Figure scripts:
────────

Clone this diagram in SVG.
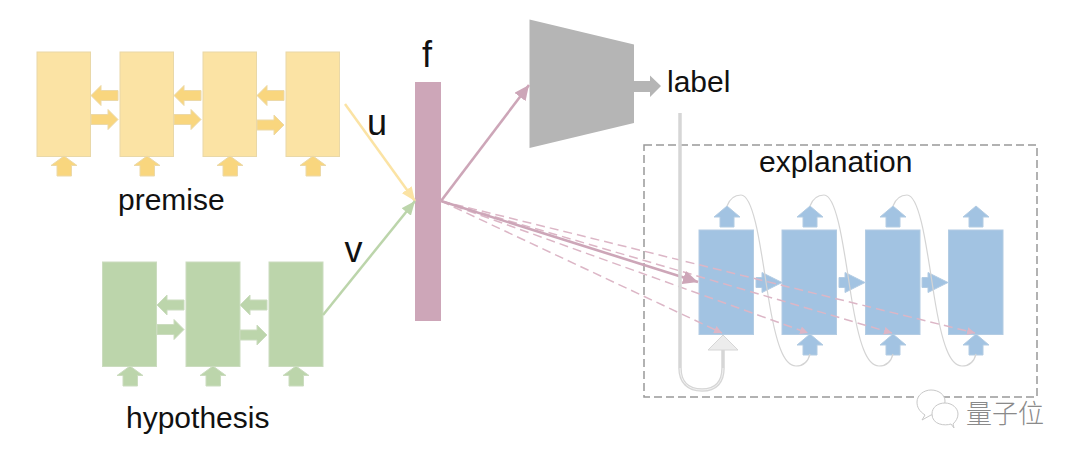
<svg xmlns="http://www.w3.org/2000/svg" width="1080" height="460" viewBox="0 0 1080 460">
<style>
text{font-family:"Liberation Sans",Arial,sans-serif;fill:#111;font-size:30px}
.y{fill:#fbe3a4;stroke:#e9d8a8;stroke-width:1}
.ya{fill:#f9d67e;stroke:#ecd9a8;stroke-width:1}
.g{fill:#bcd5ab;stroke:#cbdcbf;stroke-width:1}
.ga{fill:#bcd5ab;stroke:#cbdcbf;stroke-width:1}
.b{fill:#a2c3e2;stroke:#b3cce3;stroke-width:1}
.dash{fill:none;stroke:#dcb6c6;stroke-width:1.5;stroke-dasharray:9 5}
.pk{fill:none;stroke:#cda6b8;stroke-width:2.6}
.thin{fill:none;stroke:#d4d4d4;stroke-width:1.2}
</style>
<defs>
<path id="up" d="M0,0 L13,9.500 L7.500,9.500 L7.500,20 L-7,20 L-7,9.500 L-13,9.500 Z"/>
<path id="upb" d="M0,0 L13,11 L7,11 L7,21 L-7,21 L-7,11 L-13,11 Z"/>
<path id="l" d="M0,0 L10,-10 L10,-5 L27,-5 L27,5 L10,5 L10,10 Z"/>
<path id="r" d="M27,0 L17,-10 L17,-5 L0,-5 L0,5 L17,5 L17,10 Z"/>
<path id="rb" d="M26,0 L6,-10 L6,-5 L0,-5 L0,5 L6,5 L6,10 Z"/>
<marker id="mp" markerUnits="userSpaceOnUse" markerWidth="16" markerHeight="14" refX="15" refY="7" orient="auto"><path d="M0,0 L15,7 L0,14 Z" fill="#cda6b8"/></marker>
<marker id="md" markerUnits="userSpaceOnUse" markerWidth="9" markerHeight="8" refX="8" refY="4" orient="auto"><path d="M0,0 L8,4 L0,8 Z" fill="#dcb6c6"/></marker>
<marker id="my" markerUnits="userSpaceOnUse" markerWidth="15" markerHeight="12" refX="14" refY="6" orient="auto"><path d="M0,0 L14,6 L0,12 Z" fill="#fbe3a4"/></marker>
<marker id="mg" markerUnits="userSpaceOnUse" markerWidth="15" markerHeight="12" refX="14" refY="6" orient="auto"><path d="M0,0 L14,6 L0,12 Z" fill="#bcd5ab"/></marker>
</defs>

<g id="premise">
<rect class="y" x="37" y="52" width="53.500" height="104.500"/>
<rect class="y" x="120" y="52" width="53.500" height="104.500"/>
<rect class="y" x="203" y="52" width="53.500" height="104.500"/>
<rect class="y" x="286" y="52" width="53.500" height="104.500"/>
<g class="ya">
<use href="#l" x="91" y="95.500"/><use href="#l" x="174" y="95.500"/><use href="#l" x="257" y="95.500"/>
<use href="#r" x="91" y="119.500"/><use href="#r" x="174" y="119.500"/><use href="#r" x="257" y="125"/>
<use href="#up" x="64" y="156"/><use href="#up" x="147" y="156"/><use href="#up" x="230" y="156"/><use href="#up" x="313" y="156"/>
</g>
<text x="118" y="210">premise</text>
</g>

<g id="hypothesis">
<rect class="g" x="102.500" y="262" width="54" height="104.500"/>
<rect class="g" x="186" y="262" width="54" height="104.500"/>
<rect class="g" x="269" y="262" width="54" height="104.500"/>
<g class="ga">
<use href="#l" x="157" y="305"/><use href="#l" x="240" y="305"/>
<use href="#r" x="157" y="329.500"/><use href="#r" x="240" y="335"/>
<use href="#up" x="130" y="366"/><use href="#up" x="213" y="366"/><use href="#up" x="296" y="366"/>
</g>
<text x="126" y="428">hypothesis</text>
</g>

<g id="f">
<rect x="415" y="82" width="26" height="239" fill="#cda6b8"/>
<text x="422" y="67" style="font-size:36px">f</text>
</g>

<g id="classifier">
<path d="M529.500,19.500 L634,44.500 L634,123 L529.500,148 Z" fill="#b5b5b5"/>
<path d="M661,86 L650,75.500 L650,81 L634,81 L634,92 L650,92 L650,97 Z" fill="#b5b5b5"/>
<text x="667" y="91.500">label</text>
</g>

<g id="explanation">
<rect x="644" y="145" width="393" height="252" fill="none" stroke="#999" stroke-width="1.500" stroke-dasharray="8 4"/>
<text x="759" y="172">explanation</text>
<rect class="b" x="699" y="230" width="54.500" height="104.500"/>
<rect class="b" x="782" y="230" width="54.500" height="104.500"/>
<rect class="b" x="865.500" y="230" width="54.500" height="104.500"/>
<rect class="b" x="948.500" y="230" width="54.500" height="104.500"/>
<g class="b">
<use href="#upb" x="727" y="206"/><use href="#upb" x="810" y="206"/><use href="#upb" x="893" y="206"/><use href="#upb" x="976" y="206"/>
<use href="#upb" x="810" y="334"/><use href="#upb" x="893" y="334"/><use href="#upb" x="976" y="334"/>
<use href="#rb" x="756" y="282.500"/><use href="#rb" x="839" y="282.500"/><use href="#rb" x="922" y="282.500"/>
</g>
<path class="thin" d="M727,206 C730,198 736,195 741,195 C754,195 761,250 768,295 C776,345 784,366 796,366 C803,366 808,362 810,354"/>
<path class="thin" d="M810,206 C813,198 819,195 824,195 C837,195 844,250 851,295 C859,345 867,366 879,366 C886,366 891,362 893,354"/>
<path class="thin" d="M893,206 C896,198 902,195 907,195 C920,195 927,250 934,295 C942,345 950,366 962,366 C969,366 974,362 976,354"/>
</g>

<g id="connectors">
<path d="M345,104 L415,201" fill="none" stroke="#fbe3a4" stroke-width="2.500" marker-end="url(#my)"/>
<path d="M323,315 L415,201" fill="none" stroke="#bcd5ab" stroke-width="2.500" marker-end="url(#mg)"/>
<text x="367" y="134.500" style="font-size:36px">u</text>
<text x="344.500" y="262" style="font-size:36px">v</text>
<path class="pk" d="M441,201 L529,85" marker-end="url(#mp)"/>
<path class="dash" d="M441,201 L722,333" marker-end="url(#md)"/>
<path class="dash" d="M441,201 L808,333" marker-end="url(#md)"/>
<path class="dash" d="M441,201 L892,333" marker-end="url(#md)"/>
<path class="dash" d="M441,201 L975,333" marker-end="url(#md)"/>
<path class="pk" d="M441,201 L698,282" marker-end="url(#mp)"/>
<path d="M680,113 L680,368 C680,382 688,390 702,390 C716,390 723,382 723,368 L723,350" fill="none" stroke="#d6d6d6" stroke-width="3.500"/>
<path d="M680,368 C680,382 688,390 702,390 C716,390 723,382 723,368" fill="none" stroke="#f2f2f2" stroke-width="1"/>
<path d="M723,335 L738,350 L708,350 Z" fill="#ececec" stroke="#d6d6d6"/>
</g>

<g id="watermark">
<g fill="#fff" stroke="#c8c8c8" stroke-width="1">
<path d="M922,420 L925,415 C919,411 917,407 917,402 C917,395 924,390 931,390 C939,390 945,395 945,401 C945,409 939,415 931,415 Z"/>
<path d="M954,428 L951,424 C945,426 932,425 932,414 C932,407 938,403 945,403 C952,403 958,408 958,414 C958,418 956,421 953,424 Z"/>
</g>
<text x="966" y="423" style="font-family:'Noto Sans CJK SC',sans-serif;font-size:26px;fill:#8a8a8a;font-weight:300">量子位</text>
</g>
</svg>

────────

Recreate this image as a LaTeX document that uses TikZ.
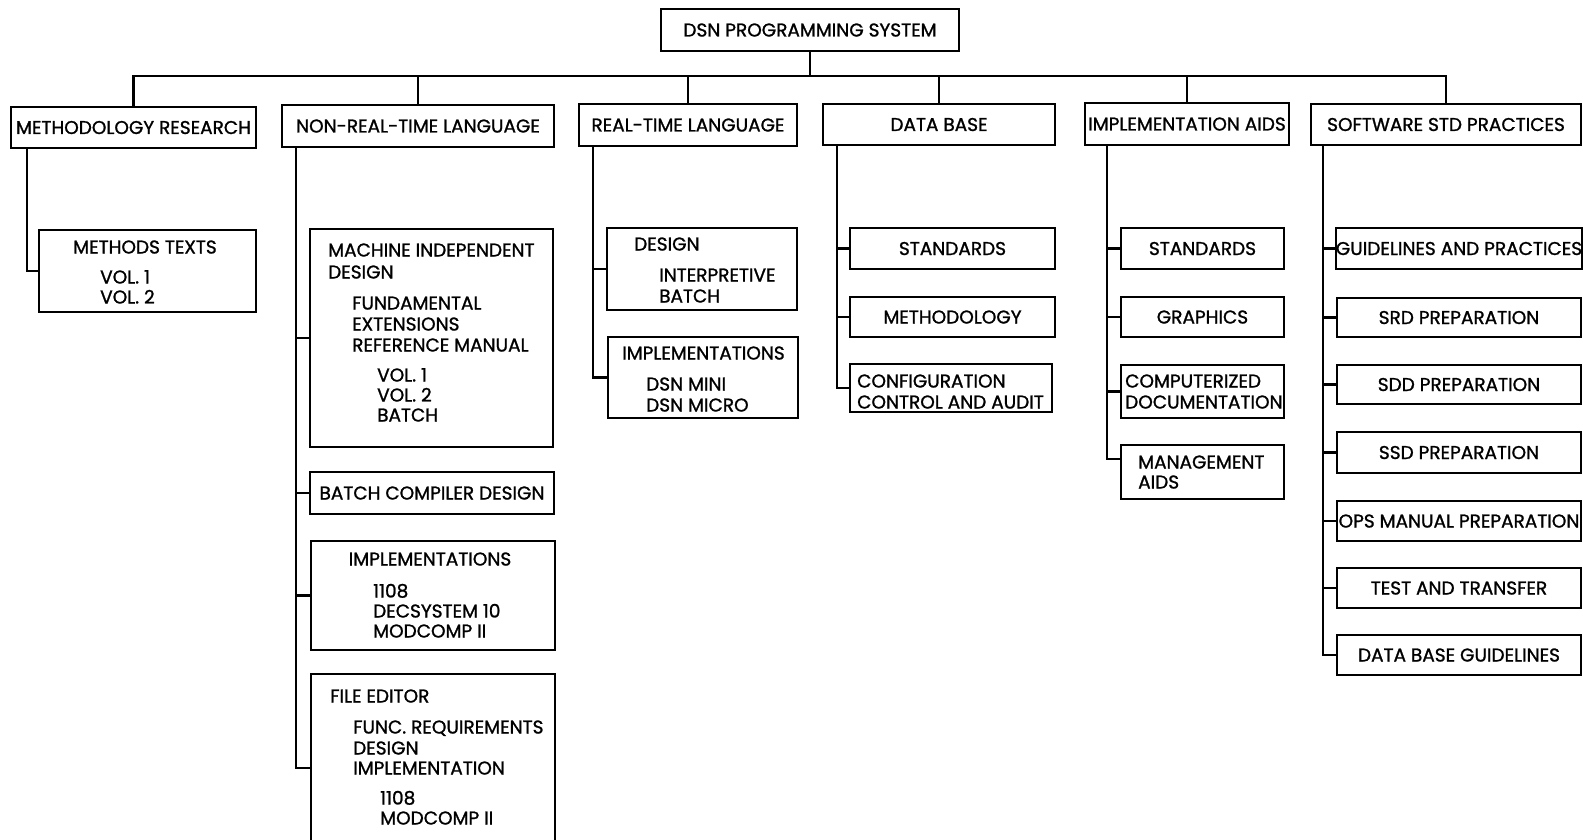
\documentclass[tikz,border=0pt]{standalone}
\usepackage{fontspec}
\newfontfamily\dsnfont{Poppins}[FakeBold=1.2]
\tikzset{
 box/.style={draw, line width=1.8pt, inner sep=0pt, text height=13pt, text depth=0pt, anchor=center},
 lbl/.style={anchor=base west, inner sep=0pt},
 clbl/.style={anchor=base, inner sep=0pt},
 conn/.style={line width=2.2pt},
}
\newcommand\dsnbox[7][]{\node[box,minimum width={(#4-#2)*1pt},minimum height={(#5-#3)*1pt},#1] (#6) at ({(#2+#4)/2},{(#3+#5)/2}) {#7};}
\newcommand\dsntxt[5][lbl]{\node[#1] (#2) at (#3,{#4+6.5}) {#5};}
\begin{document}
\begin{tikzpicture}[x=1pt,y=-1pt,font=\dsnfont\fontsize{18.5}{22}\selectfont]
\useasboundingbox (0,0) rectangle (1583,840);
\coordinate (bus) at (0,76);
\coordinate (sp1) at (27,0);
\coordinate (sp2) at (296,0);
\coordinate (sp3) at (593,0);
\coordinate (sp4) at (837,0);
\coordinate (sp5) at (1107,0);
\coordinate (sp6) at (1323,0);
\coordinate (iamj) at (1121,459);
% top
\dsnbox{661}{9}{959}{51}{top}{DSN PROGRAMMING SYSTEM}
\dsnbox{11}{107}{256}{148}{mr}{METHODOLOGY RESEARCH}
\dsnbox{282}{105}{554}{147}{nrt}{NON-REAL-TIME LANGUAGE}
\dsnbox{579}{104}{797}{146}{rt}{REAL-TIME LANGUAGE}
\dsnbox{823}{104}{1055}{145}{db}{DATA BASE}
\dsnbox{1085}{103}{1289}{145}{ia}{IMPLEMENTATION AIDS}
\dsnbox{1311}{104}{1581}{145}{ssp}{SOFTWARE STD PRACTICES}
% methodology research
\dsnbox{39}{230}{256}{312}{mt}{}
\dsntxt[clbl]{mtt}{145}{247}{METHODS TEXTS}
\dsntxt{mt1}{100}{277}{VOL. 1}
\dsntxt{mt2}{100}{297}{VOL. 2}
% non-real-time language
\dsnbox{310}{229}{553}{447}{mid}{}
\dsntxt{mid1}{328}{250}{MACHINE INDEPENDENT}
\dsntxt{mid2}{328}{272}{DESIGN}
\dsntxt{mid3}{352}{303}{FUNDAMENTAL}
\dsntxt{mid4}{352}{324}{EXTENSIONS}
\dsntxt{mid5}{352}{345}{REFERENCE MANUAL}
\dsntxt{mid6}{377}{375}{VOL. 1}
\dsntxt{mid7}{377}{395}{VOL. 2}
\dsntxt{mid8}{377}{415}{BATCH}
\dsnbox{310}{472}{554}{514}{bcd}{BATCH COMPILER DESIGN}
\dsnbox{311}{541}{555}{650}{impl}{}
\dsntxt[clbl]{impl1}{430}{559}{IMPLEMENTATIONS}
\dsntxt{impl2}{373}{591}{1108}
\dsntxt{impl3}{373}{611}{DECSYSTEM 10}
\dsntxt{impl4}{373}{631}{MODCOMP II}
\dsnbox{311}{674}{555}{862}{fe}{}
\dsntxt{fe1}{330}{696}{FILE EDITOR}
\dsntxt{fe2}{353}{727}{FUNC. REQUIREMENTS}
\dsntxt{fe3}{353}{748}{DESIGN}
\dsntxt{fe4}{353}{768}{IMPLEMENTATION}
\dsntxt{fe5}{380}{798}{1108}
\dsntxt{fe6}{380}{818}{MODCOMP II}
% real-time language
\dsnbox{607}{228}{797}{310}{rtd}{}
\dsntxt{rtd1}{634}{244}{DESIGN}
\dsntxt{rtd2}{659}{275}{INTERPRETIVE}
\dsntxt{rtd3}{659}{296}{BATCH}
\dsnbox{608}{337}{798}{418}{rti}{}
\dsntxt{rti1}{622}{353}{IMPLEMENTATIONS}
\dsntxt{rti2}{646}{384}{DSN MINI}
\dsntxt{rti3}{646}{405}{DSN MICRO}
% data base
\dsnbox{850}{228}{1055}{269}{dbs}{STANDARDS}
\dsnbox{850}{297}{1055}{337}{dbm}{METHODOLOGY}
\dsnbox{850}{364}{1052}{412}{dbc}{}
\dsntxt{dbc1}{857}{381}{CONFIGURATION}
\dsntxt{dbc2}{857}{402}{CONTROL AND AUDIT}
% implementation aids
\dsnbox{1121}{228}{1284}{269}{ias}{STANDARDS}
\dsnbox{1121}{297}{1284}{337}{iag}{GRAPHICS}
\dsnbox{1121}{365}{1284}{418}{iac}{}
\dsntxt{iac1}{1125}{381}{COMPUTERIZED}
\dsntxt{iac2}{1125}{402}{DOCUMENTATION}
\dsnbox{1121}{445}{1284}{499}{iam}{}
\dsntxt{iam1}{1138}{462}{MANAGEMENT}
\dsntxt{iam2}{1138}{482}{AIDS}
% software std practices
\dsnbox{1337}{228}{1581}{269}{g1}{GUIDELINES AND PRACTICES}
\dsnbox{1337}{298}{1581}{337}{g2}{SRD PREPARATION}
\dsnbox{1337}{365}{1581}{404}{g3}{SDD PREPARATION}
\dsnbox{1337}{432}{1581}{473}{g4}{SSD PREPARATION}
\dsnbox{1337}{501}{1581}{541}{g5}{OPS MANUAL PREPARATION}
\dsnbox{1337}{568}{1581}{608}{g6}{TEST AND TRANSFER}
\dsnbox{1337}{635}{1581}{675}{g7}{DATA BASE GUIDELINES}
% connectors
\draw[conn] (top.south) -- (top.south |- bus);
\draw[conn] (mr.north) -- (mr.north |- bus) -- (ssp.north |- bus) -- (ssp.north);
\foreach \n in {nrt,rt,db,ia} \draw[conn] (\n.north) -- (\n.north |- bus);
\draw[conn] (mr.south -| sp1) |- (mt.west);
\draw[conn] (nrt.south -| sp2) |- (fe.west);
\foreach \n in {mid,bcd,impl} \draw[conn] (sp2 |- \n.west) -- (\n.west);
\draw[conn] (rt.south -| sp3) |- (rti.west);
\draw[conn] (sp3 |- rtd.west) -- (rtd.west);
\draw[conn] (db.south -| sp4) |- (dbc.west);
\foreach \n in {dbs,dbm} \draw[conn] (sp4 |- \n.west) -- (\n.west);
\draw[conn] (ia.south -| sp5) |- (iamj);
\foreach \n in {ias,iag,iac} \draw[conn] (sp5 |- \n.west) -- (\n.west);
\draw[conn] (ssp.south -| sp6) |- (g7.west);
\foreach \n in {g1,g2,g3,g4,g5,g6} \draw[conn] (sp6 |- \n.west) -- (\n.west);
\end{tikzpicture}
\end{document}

────────

> [EXERCISE REQUIREMENTS]
Isolate the lines above that contain the word "this" and copy them.

> [THE ANSWER]
Clone this diagram in SVG.
Recreate this image as a LaTeX document that uses TikZ.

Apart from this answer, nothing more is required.